О Вере и Неверии - 14

Геннадий Кагановский
О  ВЕРЕ  И  НЕВЕРИИ (продолжение)

Экскурс в “параллельные миры”
Лескова, Достоевского, Пушкина -
по поводу одного нынешнего богоборческого выплеска

[1994]

14. Не то, не то, не то!

И.Сурат не оставляет попыток любой ценой осуществить свой замысел: произвести оригинальную огранку “непостижимого по своей метафизической глубине духовного мира пушкинских творений”. Но ей не удается ни постичь непостижимое, ни выйти из круга упрощенческих схем и довольно-таки куцых идей (о том, к примеру, что цель пушкинского творчества — “не только совершенство воплощения, но и то Абсолютно Прекрасное, что открывается в искусстве и чему искусство служит”). Вновь и вновь И.Сурат прибегает к помощи претенциозных красивостей: “Силою Духа Божия, действующей через художника, ценою приносимых им жертв Искусство преодолевает несовершенство этого мира, приносит в него свет высшего Совершенства”, “В человеке сгорает здешнее — в поэзии остается духовное и восходит к Небесам, как дым от алтаря”. Таким изыскам в статье И.Сурат несть числа, и все они по воле автора соотнесены с Пушкиным. Столь благостно, нудно и велеречиво толковать его… Жаль, что поэт самолично уже не сможет воздать должное навешиваемой на него бижутерии, сусальным квазиоткровениям (“Пушкинская религиозность основана не на дуализме земного и небесного… а на любви к этому миру, в котором он видел отблеск высшей Красоты, печать высшей Истины”).

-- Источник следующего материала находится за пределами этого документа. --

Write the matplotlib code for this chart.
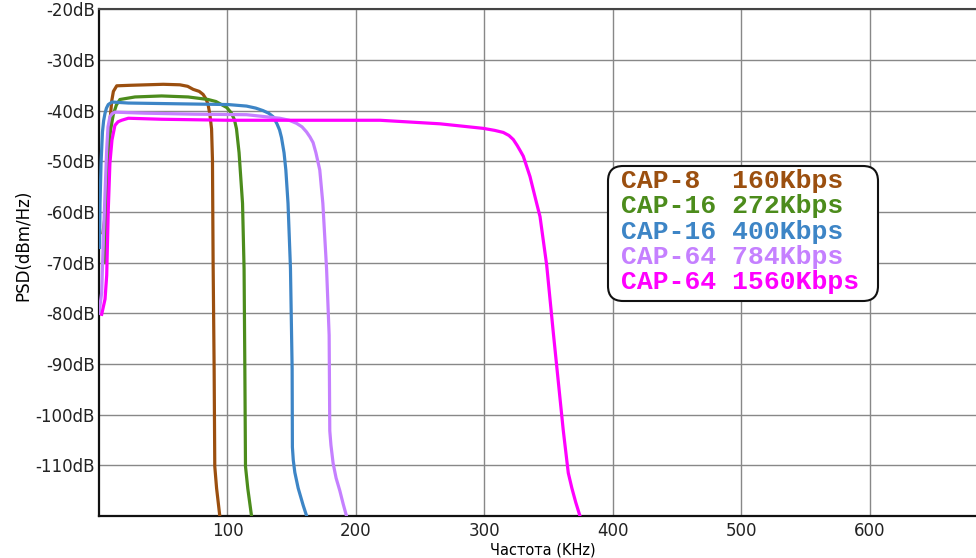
import matplotlib
matplotlib.use("Agg")
import matplotlib.pyplot as plt
from matplotlib.patches import FancyBboxPatch
from matplotlib.transforms import IdentityTransform

# series: frequency (kHz) and PSD (dB)
cap8_x = [3.1, 6.0, 8.0, 9.9, 11.2, 13.8, 24.1, 50.0, 62.9, 69.0, 73.3, 78.0, 81.0, 83.3, 84.9, 86.3, 87.6, 88.3, 88.8, 89.6, 90.1, 91.5, 94.0]
cap8_y = [-64.1, -58.3, -43.6, -38.1, -36.2, -35.1, -35.0, -34.8, -34.9, -35.2, -35.8, -36.2, -36.8, -37.7, -38.8, -40.8, -43.6, -49.7, -69.8, -90.9, -110.2, -114.5, -120.0]

cap16a_x = [4.9, 6.2, 7.2, 9.0, 11.1, 13.5, 16.3, 28.0, 48.7, 69.4, 84.9, 91.0, 95.3, 99.5, 103.1, 105.4, 107.0, 109.0, 111.7, 112.9, 113.5, 114.0, 115.8, 118.7]
cap16a_y = [-70.0, -58.3, -48.3, -43.8, -40.8, -38.9, -37.8, -37.3, -37.1, -37.3, -37.8, -38.2, -38.8, -39.4, -40.5, -41.8, -43.6, -48.3, -58.3, -71.2, -90.9, -110.2, -114.6, -120.0]

cap16b_x = [0.4, 0.8, 1.6, 2.7, 3.6, 4.7, 5.8, 7.2, 10.1, 22.8, 48.7, 74.6, 100.5, 114.8, 122.0, 127.7, 132.0, 135.5, 138.5, 140.5, 142.0, 144.0, 145.4, 147.1, 149.0, 150.3, 150.5, 151.2, 152.4, 155.0, 158.9, 161.6]
cap16b_y = [-67.0, -58.3, -50.3, -44.2, -42.0, -40.5, -39.5, -38.8, -38.3, -38.5, -38.6, -38.7, -38.8, -39.1, -39.5, -40.0, -40.5, -41.2, -42.6, -43.8, -45.3, -48.3, -51.7, -58.3, -71.1, -90.9, -106.4, -109.0, -111.4, -114.5, -117.9, -120.0]

cap64a_x = [0.0, 2.1, 3.3, 4.7, 6.0, 7.0, 8.5, 10.2, 12.4, 35.7, 74.6, 114.8, 140.7, 148.0, 153.7, 158.0, 161.5, 164.2, 166.6, 168.8, 171.8, 174.2, 177.1, 179.1, 179.6, 180.5, 182.2, 184.5, 187.4, 190.0, 192.6]
cap64a_y = [-80.0, -75.9, -66.0, -56.3, -47.6, -43.2, -41.2, -40.6, -40.3, -40.5, -40.7, -40.8, -41.5, -41.9, -42.5, -43.2, -44.2, -45.2, -46.3, -48.3, -51.7, -58.3, -71.2, -84.3, -103.2, -106.0, -109.6, -112.5, -115.0, -117.6, -120.0]

cap64b_x = [2.1, 4.7, 6.0, 7.2, 8.5, 10.1, 12.4, 14.8, 17.6, 22.8, 48.7, 100.5, 218.7, 265.4, 299.1, 308.0, 314.6, 319.0, 322.4, 325.5, 328.0, 330.2, 335.4, 340.6, 343.2, 348.4, 353.5, 357.4, 361.3, 365.2, 368.0, 371.0, 374.3]
cap64b_y = [-80.2, -77.2, -72.5, -59.7, -50.3, -45.8, -42.9, -42.2, -41.9, -41.5, -41.7, -41.9, -41.9, -42.6, -43.5, -43.9, -44.3, -44.9, -45.7, -46.9, -48.0, -49.0, -53.0, -58.3, -60.9, -70.5, -83.7, -93.4, -103.1, -111.5, -114.5, -117.3, -120.0]

labels = ["CAP-8  160Kbps", "CAP-16 272Kbps", "CAP-16 400Kbps", "CAP-64 784Kbps", "CAP-64 1560Kbps"]
colors = ["#9B4F0F", "#4C8C1C", "#3D85C6", "#C580FF", "#FF00FF"]

xticks = [100, 200, 300, 400, 500, 600]
yticks = [-20, -30, -40, -50, -60, -70, -80, -90, -100, -110]

fig = plt.figure(figsize=(9.76, 5.58), dpi=100)
ax = fig.add_axes([99 / 976, 42 / 558, 877 / 976, 506.7 / 558])

series = [(cap8_x, cap8_y), (cap16a_x, cap16a_y), (cap16b_x, cap16b_y),
          (cap64a_x, cap64a_y), (cap64b_x, cap64b_y)]
for (xs, ys), c in zip(series, colors):
    ax.plot(xs, ys, color=c, linewidth=2.3, solid_joinstyle="round", zorder=3)

ax.set_xlim(0, 682.5)
ax.set_ylim(-120, -20)
ax.set_xticks(xticks)
ax.set_xticklabels([str(t) for t in xticks])
ax.set_yticks(yticks)
ax.set_yticklabels([f"{t}dB" for t in yticks])
ax.tick_params(length=0, labelsize=12, colors="#222222")
ax.tick_params(axis="x", pad=4)
ax.tick_params(axis="y", pad=3)
ax.grid(True, color="#888888", linewidth=1.0)
ax.set_axisbelow(True)

for side in ["left", "bottom"]:
    ax.spines[side].set_linewidth(1.6)
    ax.spines[side].set_color("#111111")
ax.spines["top"].set_linewidth(1.5)
ax.spines["top"].set_color("#444444")
ax.spines["right"].set_visible(False)

ax.set_ylabel("PSD(dBm/Hz)", fontsize=12)
ax.yaxis.set_label_coords(-0.076, 0.535)
ax.set_xlabel("Частота (KHz)", fontsize=10.5)
ax.xaxis.set_label_coords(0.506, -0.052)

# legend box drawn in pixel coordinates
box = FancyBboxPatch((608, 558 - 301), 270, 135, boxstyle="round,pad=0,rounding_size=15",
                     transform=IdentityTransform(), facecolor="white", edgecolor="#111111",
                     linewidth=1.5, zorder=5)
fig.add_artist(box)
line_y = [181, 206, 231.5, 257, 282.5]
for lab, c, yy in zip(labels, colors, line_y):
    fig.text(621 / 976, 1 - yy / 558, lab, color=c, va="center", ha="left",
             family="Liberation Mono", weight="bold", fontsize=19, zorder=6)

fig.savefig("out.png", dpi=100)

Читаешь статью и без конца твердишь себе: НЕ ТО, НЕ ТО, НЕ ТО!

О Пушкине — а словно бы о ком-то другом. О религиозной проблеме — а где тут проблема и где религия? Не знаю как кому, но мне становится не по себе, если в разговоре о поэзии, о духовной работе, о Пушкине встречаю такие обороты, как: “За нисходящей динамикой этих стихов… стоит кенотипическое самоумаление поэта перед лицом мира”, “в его судьбе действует другая сотериология — сотериология творчества”. Академическим холодом, безжизненным отчуждением разит от этих неудобоваримых, стерильно штампуемых фраз. Пушкин такого, ей-богу, не заслужил. Именно в отчуждении, на мой взгляд, главная беда статьи. Своего рода “порок сердца”.
 
Здесь десятки, если не сотни сшитых на белую нитку высказываний о Пушкине, множество суждений “за него”, как бы его именем, а вот ему самому, за редкими исключениями, не дают и слова молвить, его живых текстов И.Сурат  предпочитает избегать. Там же, где все-таки прорезается голос поэта, она дозирует и препарирует его таким образом, чтобы навеять свою “программную музыку”. С Пушкиным обошлись, как в той поговорке, где “без меня меня женили”. Наглядный пример: чересчур вольная и небрежная интерпретация одного из шедевров каменноостровского цикла 1836 года — “Отцы пустынники и жены непорочны”.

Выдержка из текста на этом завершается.